JERUSALEM: Both Israel and the Palestinians face dilemmas this week as direct talks recently relaunched in Washington hang in the balance over the looming expiration of an Israeli settlement moratorium.
Israeli Prime Minister Benjamin Netanyahu faces intense pressure from his right-wing constituency to let the moratorium expire, while Palestinian president Mahmoud Abbas has warned he will walk out if building resumes.
However, neither side wants to be seen as causing the failure of the talks and dealing a blow to US President Barack Obama, who struggled for more than 18 months to get the two leaders back to the negotiating table.
Obama was cautiously optimistic as US Secretary of State Hillary Clinton was due in Egypt on Tuesday for round two of the first direct talks since the outbreak of Israel’s 22-day war on Hamas in the Gaza Strip in December 2008.
"I remain hopeful but this is going to be tough," he told reporters Friday. He said he had urged Netanyahu to extend the moratorium and Abbas to show more flexibility.
Israeli officials speaking privately have said the government will avoid making any formal announcement either way when the moratorium expires on Sept. 26 while quietly preventing any major new construction.
And on Sunday Netanyahu told his right-wing Likud party, which opposes any extension, that "there is all or nothing but there are also halfway options," according to Israel’s Ynet news service.
The Palestinians have meanwhile hinted that despite their repeated warnings they will not be the ones to cause the collapse of the talks, which could do irreparable harm to their relations with Washington.
"These negotiations have been launched and there is no retreating from them," a senior Palestinian official said last week on condition of anonymity.
He added that "it is not in our interest for there to be a complete collapse of the negotiations," and that he believed Israel and the US administration were working on a compromise on settlements.
The Palestinians view the presence of a half million Israelis in more than 120 settlements scattered across the occupied West Bank, including annexed east Jerusalem, as a major threat to the establishment of their promised state.
Some commentators have suggested that quickly reaching a deal on final borders could neutralize the issue of settlements by clearly demarcating where Israel can continue to build.
But on Sunday several Israeli newspapers, citing official sources, said Netanyahu wanted first to address future security arrangements and secure Palestinian recognition of Israel as a Jewish state.
The Palestinians have repeatedly refused to recognize Israel as Jewish, fearing that to do so would endanger their cherished claim to a right of return for refugees from what is now Israel who fled or were driven out during the 1948 Arab-Israeli war and their descendants.
Even if a solution is found to the dispute over settlements, the Palestinians fear the talks will bring more trials that pit them as the weaker party against Israel and its close ally the United States.
The Palestinians had repeatedly refused to go to direct negotiations without a complete settlement freeze including east Jerusalem but reluctantly backed down last month under intense pressure from Washington.

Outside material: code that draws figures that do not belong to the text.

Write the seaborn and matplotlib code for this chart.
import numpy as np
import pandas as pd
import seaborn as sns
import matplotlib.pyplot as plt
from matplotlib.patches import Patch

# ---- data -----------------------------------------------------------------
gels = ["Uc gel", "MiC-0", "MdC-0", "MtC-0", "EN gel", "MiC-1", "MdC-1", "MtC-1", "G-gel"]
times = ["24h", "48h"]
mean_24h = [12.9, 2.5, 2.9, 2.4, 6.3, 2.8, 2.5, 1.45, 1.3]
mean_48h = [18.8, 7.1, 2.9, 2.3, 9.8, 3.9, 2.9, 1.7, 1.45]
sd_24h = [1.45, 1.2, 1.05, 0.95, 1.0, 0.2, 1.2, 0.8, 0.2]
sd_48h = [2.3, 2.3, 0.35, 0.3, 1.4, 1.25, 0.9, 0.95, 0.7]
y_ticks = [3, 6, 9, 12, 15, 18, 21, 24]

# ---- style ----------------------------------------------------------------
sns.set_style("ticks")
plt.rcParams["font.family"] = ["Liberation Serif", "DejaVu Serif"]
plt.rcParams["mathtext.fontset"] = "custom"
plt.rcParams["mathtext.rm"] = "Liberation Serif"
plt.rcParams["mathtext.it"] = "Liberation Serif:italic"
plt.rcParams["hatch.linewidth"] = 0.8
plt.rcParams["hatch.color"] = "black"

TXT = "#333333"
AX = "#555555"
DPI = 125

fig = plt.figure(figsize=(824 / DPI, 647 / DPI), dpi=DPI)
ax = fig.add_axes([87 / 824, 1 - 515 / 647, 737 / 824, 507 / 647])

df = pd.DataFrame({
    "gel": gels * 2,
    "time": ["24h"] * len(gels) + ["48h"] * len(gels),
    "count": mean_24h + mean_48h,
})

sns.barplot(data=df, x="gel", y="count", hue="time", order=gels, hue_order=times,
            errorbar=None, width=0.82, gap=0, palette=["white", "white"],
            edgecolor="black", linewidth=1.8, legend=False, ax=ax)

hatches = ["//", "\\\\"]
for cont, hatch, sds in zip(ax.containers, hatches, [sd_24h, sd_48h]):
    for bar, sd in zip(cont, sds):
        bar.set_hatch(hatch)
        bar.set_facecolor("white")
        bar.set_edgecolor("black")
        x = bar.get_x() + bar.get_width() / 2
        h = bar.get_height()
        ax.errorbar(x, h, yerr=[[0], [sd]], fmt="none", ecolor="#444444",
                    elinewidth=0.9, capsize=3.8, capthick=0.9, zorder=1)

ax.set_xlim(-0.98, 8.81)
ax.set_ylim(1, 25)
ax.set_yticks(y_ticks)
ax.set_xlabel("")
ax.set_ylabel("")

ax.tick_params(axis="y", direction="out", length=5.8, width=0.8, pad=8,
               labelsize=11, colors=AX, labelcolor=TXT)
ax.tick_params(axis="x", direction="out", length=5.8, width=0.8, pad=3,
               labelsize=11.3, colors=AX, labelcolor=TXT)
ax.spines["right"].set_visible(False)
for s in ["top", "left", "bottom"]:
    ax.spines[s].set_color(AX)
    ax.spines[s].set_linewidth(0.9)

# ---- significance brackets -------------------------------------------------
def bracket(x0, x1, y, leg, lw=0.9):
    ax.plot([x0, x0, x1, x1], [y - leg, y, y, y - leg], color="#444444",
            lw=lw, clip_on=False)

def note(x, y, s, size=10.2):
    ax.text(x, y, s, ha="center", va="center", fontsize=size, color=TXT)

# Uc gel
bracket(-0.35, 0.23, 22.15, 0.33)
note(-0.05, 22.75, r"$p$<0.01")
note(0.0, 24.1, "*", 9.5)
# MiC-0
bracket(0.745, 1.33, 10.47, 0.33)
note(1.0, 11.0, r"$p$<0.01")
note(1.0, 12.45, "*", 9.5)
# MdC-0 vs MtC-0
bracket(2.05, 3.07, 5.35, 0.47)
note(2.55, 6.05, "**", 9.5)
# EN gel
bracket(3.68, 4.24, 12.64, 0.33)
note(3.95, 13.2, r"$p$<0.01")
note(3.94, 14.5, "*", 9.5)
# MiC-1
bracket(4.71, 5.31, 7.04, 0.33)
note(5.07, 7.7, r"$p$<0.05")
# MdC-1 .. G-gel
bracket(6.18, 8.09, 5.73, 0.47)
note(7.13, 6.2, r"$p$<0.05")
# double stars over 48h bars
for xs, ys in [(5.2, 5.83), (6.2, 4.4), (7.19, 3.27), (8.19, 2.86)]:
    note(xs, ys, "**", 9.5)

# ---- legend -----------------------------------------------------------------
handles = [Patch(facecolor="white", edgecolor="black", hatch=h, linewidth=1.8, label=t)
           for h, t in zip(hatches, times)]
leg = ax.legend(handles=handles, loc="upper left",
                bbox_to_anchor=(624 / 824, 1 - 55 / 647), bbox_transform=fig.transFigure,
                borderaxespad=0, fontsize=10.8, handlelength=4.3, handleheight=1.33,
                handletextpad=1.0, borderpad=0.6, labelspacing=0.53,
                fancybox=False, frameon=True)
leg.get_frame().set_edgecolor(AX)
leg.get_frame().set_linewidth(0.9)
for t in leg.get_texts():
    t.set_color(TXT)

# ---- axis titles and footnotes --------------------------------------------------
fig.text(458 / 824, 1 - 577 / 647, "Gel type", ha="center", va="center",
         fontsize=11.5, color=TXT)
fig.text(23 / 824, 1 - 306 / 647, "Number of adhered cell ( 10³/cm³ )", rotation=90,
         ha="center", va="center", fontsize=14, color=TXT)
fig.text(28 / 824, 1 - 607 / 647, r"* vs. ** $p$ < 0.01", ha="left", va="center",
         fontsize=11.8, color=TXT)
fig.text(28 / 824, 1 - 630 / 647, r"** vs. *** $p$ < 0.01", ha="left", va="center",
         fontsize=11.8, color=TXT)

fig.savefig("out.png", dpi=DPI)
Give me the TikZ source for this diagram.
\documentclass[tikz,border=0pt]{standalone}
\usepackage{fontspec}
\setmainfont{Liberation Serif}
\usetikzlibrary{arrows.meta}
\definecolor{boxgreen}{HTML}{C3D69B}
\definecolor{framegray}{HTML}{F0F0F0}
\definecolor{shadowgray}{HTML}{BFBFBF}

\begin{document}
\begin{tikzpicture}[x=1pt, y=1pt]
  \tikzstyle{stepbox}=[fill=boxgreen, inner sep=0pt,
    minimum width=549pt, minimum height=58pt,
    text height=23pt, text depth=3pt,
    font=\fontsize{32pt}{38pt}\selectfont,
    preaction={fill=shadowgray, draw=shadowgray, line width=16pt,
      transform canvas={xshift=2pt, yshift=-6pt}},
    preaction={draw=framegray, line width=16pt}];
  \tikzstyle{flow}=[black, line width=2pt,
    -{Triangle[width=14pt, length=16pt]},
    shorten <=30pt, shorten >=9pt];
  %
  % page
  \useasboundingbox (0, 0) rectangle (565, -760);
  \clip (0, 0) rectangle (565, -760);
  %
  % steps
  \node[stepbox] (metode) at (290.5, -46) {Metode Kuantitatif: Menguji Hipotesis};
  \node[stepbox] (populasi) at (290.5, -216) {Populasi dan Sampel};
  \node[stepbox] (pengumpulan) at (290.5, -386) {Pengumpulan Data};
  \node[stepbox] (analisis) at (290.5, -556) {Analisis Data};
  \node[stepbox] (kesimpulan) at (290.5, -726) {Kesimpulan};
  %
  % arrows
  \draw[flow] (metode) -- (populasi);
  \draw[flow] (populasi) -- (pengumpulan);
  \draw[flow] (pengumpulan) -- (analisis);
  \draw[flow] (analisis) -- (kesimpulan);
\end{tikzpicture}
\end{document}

"The Palestinian side was forced to go to these negotiations," said George Giacaman, a professor at Birzeit University in the occupied West Bank.
"If the negotiations stall the American side will give suggestions to the two parties and the Palestinians will have to accept them because they are weaker."
In the end, the Palestinians’ sole bargaining chip may be their own presence at the talks, with a nuclear option of pulling out of the peace process, a move that could further undermine their fragile authority and leave Israel to govern the 2.5 million residents of the West Bank.
"The only strong card the Palestinian Authority has to play in the negotiations is that everyone needs it to continue and not collapse," Giacaman said. "Israel does not want the tensions of returning to the West Bank."
Meanwhile Abbas, like Netanyahu, faces intense domestic pressure not to make concessions on core issues, including from the militant Hamas movement ruling Gaza, which is vehemently opposed to the talks.
"If we have an agreement (Hamas) will disappear, and if we don’t have an agreement then we will disappear," Chief Palestinian negotiator Saeb Erakat told AFP last week. "I really hope that we can make it, God willing."